• _YOUR TASK_: Among the entries below, which lines run from the line with "Emit a Python" through the line with "ax = fig.add_axes([0.209, 0.157, 0.765, 0.714])"? Retype those, both ends included, exactly and without pictures.

+++ AVAILABLE DATA

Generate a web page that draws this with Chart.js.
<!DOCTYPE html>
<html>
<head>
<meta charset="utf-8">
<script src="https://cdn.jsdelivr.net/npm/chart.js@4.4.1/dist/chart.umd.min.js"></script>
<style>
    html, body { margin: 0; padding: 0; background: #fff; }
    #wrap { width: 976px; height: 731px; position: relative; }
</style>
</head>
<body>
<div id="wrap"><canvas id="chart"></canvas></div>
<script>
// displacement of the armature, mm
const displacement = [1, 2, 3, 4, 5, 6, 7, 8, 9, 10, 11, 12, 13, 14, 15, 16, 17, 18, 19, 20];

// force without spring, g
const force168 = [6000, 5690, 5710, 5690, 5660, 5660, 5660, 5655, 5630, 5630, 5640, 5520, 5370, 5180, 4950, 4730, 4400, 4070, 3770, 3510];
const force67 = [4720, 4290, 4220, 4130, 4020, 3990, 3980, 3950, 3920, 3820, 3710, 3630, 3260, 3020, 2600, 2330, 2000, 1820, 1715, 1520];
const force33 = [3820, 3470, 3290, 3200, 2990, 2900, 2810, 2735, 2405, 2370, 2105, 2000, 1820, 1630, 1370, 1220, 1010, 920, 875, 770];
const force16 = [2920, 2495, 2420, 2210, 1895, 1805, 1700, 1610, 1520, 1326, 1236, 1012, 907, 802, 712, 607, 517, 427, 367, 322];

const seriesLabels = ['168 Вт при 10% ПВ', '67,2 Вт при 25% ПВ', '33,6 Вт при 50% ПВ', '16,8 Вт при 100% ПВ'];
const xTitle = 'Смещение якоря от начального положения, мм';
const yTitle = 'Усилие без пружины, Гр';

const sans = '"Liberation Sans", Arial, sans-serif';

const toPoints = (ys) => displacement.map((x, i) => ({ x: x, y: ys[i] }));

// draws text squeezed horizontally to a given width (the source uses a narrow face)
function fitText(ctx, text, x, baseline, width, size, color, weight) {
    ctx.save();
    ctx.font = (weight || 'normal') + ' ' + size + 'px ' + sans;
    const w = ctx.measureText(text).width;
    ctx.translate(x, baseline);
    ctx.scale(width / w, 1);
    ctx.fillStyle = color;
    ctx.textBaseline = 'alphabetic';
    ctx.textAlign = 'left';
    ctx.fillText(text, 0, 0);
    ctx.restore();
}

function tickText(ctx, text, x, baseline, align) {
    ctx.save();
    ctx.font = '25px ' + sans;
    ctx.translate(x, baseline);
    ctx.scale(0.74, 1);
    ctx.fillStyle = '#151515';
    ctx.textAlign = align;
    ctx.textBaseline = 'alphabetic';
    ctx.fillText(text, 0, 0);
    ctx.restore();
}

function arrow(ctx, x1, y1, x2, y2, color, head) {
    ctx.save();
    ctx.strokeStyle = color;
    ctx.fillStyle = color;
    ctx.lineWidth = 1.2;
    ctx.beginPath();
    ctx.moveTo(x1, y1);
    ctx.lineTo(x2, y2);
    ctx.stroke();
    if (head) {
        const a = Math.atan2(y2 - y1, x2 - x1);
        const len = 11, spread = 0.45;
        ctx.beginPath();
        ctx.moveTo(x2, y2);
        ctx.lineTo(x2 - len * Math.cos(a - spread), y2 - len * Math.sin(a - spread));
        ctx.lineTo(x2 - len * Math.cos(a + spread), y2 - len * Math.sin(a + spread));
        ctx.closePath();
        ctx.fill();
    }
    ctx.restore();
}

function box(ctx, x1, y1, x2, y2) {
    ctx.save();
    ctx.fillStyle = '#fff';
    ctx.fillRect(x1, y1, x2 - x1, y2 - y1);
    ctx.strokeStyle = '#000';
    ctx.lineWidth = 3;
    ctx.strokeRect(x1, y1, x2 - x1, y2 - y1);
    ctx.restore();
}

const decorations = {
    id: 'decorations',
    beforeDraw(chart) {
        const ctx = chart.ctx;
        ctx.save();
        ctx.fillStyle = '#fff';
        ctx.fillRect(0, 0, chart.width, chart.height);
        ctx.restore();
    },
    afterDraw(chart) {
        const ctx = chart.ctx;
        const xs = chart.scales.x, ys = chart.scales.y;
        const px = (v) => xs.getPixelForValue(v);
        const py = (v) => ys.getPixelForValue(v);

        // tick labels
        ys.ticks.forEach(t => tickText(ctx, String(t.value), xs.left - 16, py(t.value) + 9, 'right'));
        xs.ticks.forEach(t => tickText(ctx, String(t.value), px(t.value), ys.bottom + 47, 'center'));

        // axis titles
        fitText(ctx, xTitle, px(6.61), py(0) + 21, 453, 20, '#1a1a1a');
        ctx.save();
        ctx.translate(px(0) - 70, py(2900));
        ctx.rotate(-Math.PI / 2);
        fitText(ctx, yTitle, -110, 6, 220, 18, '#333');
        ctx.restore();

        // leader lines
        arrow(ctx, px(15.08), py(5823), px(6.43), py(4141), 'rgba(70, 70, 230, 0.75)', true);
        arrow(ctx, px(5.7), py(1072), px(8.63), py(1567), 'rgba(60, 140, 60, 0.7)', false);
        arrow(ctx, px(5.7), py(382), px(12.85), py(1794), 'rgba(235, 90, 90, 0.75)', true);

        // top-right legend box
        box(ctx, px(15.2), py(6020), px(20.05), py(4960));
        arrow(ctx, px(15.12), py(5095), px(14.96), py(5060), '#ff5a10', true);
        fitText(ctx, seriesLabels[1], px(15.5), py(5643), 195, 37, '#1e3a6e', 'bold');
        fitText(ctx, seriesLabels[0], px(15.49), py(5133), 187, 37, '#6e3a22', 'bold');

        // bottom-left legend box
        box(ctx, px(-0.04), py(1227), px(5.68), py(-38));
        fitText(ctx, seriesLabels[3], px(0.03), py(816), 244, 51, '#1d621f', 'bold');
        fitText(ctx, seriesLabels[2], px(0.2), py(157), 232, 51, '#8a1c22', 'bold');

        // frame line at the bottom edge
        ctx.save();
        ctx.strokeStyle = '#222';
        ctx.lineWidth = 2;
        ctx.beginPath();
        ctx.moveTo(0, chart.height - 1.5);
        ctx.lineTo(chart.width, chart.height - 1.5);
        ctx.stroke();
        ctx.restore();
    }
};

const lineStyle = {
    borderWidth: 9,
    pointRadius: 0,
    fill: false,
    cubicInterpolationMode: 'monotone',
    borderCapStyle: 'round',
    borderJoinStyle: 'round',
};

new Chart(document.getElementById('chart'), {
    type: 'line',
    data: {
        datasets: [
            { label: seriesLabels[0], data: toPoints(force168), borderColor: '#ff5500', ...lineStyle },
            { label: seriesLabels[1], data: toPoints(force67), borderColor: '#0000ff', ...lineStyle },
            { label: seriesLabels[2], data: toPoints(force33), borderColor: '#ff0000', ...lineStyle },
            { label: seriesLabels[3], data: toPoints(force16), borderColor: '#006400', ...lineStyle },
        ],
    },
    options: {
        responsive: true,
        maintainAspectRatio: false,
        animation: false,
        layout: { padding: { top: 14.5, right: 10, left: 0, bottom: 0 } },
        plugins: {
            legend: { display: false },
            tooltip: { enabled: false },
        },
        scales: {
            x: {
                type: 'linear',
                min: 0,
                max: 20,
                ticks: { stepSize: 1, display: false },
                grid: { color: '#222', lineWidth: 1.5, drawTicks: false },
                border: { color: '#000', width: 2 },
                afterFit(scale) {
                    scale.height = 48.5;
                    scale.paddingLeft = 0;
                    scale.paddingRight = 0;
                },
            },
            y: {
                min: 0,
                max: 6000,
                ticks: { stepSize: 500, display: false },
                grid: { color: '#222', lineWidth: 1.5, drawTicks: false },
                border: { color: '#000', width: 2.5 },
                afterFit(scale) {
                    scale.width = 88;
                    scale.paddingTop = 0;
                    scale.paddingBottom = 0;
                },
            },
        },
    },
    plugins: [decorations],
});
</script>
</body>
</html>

++++++
+++ AVAILABLE DATA

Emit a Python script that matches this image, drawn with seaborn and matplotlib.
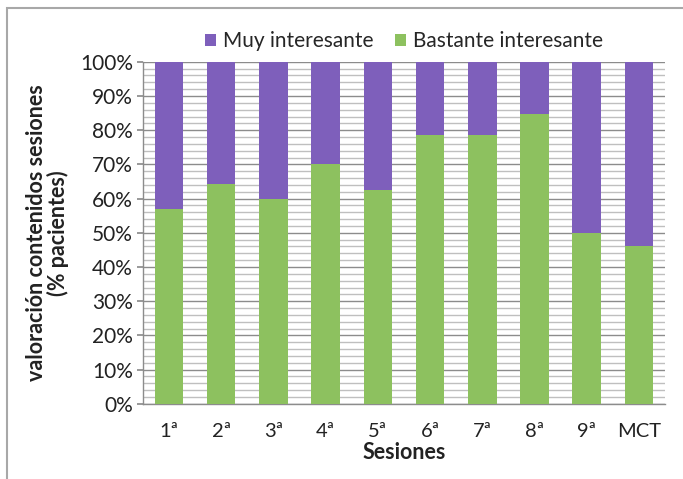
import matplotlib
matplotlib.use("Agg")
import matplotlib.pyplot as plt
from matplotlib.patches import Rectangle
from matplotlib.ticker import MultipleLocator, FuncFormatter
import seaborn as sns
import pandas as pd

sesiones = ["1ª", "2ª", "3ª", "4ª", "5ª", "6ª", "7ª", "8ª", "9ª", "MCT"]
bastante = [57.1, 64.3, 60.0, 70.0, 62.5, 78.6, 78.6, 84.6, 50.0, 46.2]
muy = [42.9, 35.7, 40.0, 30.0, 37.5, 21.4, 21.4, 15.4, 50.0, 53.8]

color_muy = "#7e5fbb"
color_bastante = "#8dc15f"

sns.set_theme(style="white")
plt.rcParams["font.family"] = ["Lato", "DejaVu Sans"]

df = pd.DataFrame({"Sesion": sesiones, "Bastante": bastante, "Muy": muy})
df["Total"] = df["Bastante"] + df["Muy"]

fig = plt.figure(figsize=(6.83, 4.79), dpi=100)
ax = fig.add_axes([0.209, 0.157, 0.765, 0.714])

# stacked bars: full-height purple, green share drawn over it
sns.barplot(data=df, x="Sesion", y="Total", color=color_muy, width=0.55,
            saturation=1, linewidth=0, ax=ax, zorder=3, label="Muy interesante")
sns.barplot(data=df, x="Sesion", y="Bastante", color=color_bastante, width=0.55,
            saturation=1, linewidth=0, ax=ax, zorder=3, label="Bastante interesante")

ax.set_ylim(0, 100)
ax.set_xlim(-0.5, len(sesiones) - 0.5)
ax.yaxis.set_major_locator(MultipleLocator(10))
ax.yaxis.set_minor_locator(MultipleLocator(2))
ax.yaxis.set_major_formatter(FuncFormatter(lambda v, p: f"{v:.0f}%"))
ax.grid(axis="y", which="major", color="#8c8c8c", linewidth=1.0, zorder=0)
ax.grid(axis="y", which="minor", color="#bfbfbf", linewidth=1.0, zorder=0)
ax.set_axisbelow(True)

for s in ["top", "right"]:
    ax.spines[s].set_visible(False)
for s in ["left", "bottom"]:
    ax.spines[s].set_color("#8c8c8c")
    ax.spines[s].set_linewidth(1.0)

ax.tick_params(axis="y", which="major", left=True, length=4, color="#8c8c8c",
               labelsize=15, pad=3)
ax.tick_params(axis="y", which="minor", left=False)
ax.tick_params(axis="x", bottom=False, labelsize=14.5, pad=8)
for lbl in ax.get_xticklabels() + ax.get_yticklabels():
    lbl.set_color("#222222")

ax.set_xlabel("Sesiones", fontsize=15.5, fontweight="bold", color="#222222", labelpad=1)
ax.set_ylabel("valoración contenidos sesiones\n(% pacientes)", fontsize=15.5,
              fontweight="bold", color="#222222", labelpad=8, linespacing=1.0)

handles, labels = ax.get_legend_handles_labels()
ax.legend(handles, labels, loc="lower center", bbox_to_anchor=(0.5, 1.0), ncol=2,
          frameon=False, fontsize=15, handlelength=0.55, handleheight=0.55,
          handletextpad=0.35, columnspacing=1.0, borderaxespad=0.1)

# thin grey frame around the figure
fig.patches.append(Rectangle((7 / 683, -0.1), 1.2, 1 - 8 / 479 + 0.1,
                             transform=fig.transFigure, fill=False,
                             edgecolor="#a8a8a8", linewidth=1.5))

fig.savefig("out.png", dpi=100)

++++++
+++ AVAILABLE DATA

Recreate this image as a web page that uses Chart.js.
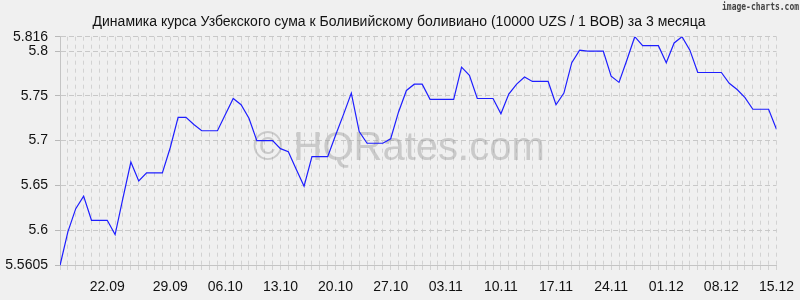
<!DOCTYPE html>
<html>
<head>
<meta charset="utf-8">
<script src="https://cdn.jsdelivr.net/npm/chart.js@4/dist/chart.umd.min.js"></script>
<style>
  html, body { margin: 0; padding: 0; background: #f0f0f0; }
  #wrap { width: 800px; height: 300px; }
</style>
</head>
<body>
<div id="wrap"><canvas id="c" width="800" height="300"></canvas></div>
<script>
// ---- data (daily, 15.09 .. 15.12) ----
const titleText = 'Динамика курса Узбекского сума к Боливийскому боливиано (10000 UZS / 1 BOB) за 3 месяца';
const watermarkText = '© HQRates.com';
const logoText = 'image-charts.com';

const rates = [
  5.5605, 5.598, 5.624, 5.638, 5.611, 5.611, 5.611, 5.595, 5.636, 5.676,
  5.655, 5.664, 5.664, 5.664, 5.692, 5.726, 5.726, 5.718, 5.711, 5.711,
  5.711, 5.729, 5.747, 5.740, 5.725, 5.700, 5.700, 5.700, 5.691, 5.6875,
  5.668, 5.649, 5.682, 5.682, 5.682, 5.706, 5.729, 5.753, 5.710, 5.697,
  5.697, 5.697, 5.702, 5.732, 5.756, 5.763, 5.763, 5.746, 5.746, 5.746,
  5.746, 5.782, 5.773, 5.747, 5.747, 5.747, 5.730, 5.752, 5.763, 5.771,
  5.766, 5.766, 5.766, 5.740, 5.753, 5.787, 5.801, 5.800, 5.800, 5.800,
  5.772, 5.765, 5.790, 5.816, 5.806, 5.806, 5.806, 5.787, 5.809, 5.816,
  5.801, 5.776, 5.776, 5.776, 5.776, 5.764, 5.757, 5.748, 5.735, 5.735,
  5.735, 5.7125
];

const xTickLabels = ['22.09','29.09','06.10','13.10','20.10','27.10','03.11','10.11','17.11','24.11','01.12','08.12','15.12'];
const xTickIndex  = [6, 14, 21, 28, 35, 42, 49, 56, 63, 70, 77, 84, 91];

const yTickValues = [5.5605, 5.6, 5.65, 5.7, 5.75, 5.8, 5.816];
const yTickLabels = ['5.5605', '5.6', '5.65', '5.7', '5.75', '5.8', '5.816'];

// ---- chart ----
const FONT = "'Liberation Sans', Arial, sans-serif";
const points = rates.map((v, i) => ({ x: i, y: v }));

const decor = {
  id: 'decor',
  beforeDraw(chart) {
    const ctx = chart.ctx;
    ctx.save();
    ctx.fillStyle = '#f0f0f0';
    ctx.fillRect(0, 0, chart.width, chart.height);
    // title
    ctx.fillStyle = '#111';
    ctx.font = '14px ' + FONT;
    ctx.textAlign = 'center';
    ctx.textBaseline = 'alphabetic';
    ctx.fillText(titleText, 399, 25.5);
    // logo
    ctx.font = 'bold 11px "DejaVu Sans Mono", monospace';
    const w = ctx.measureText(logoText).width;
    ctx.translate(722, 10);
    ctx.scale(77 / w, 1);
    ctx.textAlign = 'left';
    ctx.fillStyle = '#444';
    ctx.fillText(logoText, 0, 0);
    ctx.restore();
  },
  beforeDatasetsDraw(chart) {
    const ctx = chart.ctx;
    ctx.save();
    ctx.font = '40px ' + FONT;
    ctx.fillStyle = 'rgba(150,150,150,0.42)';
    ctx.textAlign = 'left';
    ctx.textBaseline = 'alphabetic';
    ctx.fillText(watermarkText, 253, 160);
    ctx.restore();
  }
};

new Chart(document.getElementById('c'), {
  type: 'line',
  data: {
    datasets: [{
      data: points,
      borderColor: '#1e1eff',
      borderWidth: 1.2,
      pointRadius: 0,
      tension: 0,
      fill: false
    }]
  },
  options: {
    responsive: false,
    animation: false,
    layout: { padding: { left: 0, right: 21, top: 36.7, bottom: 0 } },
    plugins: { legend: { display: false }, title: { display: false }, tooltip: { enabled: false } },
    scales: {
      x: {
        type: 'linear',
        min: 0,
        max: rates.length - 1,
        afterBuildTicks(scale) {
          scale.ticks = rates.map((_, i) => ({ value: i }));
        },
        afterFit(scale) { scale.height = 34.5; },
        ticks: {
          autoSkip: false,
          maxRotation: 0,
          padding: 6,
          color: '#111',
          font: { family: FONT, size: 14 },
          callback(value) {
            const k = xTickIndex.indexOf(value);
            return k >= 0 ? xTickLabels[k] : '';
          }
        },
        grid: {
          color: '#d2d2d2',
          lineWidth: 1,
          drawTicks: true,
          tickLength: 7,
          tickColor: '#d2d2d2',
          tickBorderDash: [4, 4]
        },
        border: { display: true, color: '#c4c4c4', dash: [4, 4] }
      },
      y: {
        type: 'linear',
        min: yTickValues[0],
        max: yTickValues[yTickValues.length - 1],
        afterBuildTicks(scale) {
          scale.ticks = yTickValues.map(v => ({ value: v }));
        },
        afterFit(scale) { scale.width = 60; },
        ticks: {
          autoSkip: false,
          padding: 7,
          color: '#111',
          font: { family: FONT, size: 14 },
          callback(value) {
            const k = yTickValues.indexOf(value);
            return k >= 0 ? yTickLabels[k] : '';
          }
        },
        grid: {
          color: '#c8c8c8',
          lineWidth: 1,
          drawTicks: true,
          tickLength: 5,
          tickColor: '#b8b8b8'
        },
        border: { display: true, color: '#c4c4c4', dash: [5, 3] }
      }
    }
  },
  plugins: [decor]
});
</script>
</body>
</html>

++++++

• _TASK OUTPUT_:
Emit a Python script that matches this image, drawn with seaborn and matplotlib.
import matplotlib
matplotlib.use("Agg")
import matplotlib.pyplot as plt
from matplotlib.patches import Rectangle
from matplotlib.ticker import MultipleLocator, FuncFormatter
import seaborn as sns
import pandas as pd

sesiones = ["1ª", "2ª", "3ª", "4ª", "5ª", "6ª", "7ª", "8ª", "9ª", "MCT"]
bastante = [57.1, 64.3, 60.0, 70.0, 62.5, 78.6, 78.6, 84.6, 50.0, 46.2]
muy = [42.9, 35.7, 40.0, 30.0, 37.5, 21.4, 21.4, 15.4, 50.0, 53.8]

color_muy = "#7e5fbb"
color_bastante = "#8dc15f"

sns.set_theme(style="white")
plt.rcParams["font.family"] = ["Lato", "DejaVu Sans"]

df = pd.DataFrame({"Sesion": sesiones, "Bastante": bastante, "Muy": muy})
df["Total"] = df["Bastante"] + df["Muy"]

fig = plt.figure(figsize=(6.83, 4.79), dpi=100)
ax = fig.add_axes([0.209, 0.157, 0.765, 0.714])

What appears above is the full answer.